Amidst the beauty of the restored island, moments of adventure await. The outer islands of Seychelles are prized for their coral formations and Desroches is no exception. From the resort’s fully-equipped NAUI/PADI dive center, embark on underwater excursions through mazes of caves and hidden columns alive with colorful coral and sea life. Fish from the beach or with guides out at sea where sizeable tuna, marlin, job fish and grouper are among the catches netted then prepared with the help of the chef in the privacy of your villa. A holiday on Desroches is an experience of both recreation and education, especially for children. With childcare services and a wealth of guided excursions tailored to miniature explorers, family adventure is balanced with time for adults to retreat and experience solace in the spa, at the beach or on the breezy patio of their suite. Hiking or biking the island to appreciate the beauty that has resulted from careful conservation is only part of the experience at Desroches. The resort’s Rejuvenation for Conservation project offers ample opportunity for hands-on participation in the rehabilitation of the island. Enterprising guests can accompany the ICS staff to monitor clutches of turtle eggs in remote beach nests and track the movements of both mother and hatchlings during nesting season. Guests may also plant an endemic tree or adopt one of the many baby tortoises living in the ISC nursery – a donation that will remain cherished long after bidding farewell to Desroches’ paradise.
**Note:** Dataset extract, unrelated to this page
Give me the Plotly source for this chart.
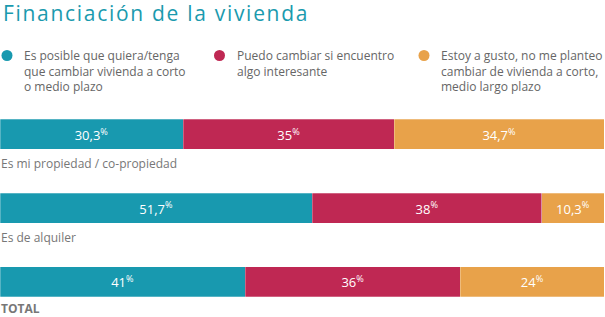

These intensely personal acts of conservation produce something of a historical rarity: human visitors leaving a lasting, positive impact on an exotic island.
The Inside Scoop
By Holly Kilpatrick | Experiential Travel Specialist
Let me just start by saying that the Seychelles’ Islands are absolutely beautiful. The smiling faces of the Seychellois make you feel welcome to these culturally diverse islands. It is truly a remarkable feeling to be in this kind of place; open and friendly, warm and inviting.
One thing I’ll never forget during my time in Seychelles was HOW CLOSE I got to be with my natural sourroundings. I was able to go out and discover fresh turtle tracks on the beach and even assist in monitoring native hawksbill nests during a conservation excursion at Desroches Island. It makes a tremendous difference when traveling to have that kind of “hands-on” experience. It really enriches your whole trip.